Wednesday, February 21, 2018

Moonlight and magnolias . . . with a side of crystal meth


What would we Louisiana expatriates do without our hometown newspapers . . . to remind us why the hell we left in the first place?

I am from Baton Rouge. My hometown newspaper is The Advocate, which isn't the gay publication of the same name but is rather queer, come to think of it.

Anyway, The Advocate has, in the past, printed some pretty insane things. Those were a warm-up for this dog whistle.

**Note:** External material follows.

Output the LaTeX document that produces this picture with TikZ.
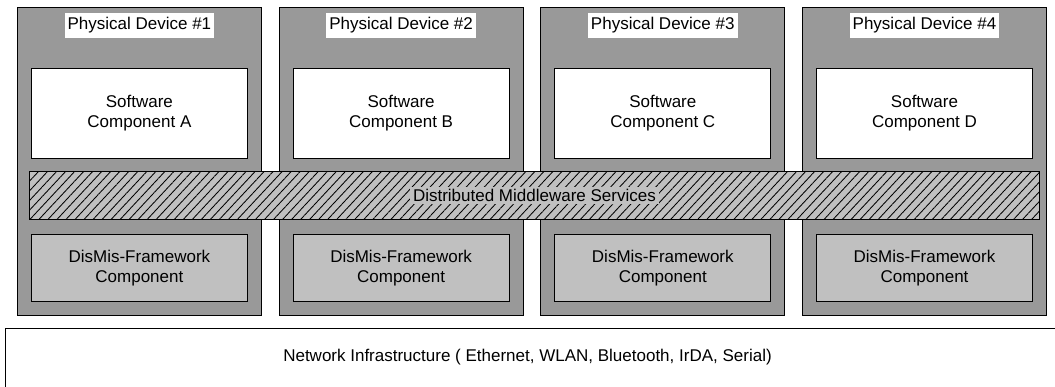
\documentclass[tikz,border=0pt]{standalone}
\usepackage{fontspec}
\setmainfont{Liberation Sans}
\usetikzlibrary{patterns.meta}
\definecolor{devgray}{HTML}{999999}
\definecolor{lightgray}{HTML}{C0C0C0}
\tikzset{
  device/.style={draw=black, line width=0.8pt, fill=devgray, anchor=north west,
    minimum width=244pt, minimum height=308pt, inner sep=0pt},
  devtitle/.style={fill=white, inner xsep=3pt, inner ysep=0pt, minimum height=25pt},
  swbox/.style={draw=black, line width=0.8pt, fill=white, anchor=north west,
    minimum width=216pt, minimum height=90pt, inner sep=0pt, align=center},
  fwbox/.style={draw=black, line width=0.8pt, fill=lightgray, anchor=north west,
    minimum width=216pt, minimum height=67pt, inner sep=0pt, align=center},
  band/.style={draw=black, line width=0.8pt, preaction={fill=lightgray},
    pattern={Lines[angle=47, distance=6.6pt, line width=0.85pt]},
    anchor=north west, minimum width=1010pt, minimum height=48pt, inner sep=0pt},
  bandtext/.style={fill=lightgray, inner xsep=3pt, inner ysep=2pt},
  netbox/.style={draw=black, line width=0.8pt, fill=white, anchor=north west,
    minimum width=1060pt, minimum height=80pt, inner sep=0pt},
}
\begin{document}
\begin{tikzpicture}[x=1pt, y=-1pt, font=\fontsize{17}{20}\selectfont]
\useasboundingbox (0,0) rectangle (1055,387);
\clip (0,0) rectangle (1055,387);

% physical devices with their components
\foreach \i/\l in {1/A, 2/B, 3/C, 4/D} {
  \pgfmathsetmacro{\xl}{17 + 261.7*(\i-1)}
  \node[device] (dev\i) at (\xl,7) {};
  \node[devtitle] (title\i) at ([yshift=-18.5pt]dev\i.north) {Physical Device \#\i};
  \node[swbox] (sw\i) at (\xl+14,68) {Software\\Component \l};
  \node[fwbox] (fw\i) at (\xl+14,234) {DisMis-Framework\\Component};
}

% middleware layer spanning all devices
\node[band] (mw) at (29,171) {};
\node[bandtext] (mwtext) at (mw.center) {Distributed Middleware Services};

% network underneath
\node[netbox] (net) at (5,328) {};
\node (nettext) at (527.5,357) {Network Infrastructure ( Ethernet, WLAN, Bluetooth, IrDA, Serial)};
\end{tikzpicture}
\end{document}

DAN FAGAN (whatever a Dan Fagan is) accuses Mitch Landrieu of being a race-baiter and then -- somehow -- brings the whole argument about Confederate monuments to "Because abortion."

I am pro-life. And I am here to tell you this is, to quote George W. Bush, "some weird shit." It's also why I have become, as a pro-lifer, allergic to so much of the "pro-life movement," which has devolved to a bunch of pro-birth political hacks who are fine with merely delaying the execution of society's most vulnerable members to a later date.

In light of that, Fagan's argument comes down to this:

SO . . . society should be in the business of honoring things that aren't moral, ethical or right? Fagan is saying that Landrieu is a race-baiting scoundrel because he tore down New Orleans' monuments to the Confederacy and white supremacy.

And refusing future honors to Democrats, because abortion, will somehow be a cosmically just payback for tearing down monuments to those who fought for slavery? Which, of course, was somehow both horribly wrong yet worthy of honor via public monuments to the men and states dedicated to the perpetuation of institutionalized human bondage.

Actually, the non-disingenuous analogy here would be removing a statue of a Mitch Landrieu who went on to commit treason against the United States in the name of legal abortion -- and then to fight a bloody civil war against it. Because abortion.

The Democrats may be on the wrong side of history regarding abortion, but they're no traitors and, thus far, have refrained from firing upon Fort Sumter. Today's Republican Party, on the other hand, is placing itself on the wrong side of history on virtually every other issue -- some of them just as morally fraught and morally non-negotiable as abortion.

And, by the way, any number of the GOP's members in this Age of Trump are this close to being demonstrably treasonous.

Now, what does this son of the South, who now lives in the Gret White Nawth, have to say about Fagan's philosophical treatise, one he obviously penned for the benefit of Confederacy-loving mouth-breathers who can't use "treatise" in a sentence? Well, I'm thinking of a certain bumper sticker we used to see a lot in the South in the 1960s and '70s -- often affixed to pickup trucks.

1 comment:

Dez Crawford said...

Standing ovation, my dear friend. Standing ovation.